Thoughts on comfortable GUI development
A.k.a. make Visual Basic happen again
Debugging
From research journal entry 2023-02-24.
When creating GUIs you might want to know:
- How is this element defined?
- Where does it come from?
- Why does it exist/am I seeing it?
From the entry as well:
[…] you should be able to enter a special mode while developing which allows you to click on a button and be taken to its editable definition. Editing that definition should either change that button (like the DOM editor in your browser) or all buttons (but that might render the current state impossible to reach?). Other things which would be cool is to know the causality of the button’s existence. E.g. which other buttons were pressed in the past to get to where we are?
It would be nice to achieve these features without hard coding them into the programming system. This requires meta-programming features. They also should have no performance impact if they’re not actually used, for example in a released program which doesn’t have to be inspectable.
Defining/editing graphically
Defining graphical user interfaces in code is not fun in my experience.
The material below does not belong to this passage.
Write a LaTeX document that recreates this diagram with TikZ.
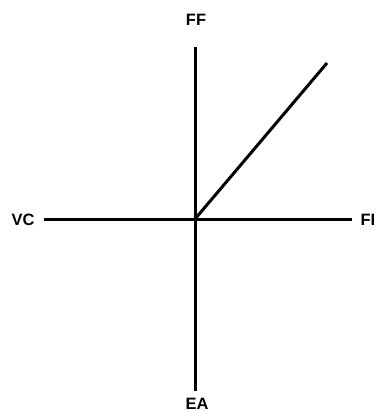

The spooky action at a distance aspect of it kills experimentation and productivity. Therefore a programming system should have some way of defining programs that are part of version history in a programmatic way, so that a GUI editor can be implemented natively.
GUIs should be testable without relying on rendering
From journal entry UI designs/programs should be testable.
Could you record interactions with a UI and replay them in various contexts (resized windows etc.) so that they still work? This needs predictable identifiers for the UI components. What does a programming language which natively supports these predictable IDs look like?
In common OO programming object identity is not predictable, because the system is not pure and not replayable.
I think using a good denotation for causality will naturally lead to one for identity. Then you could use these identities to record interactions, independently of how GUI elements are actually rendered. The downside is that you can’t really test whether something is correctly layouted/visible, but I imagine many tests aren’t actually about that and more about general workflow.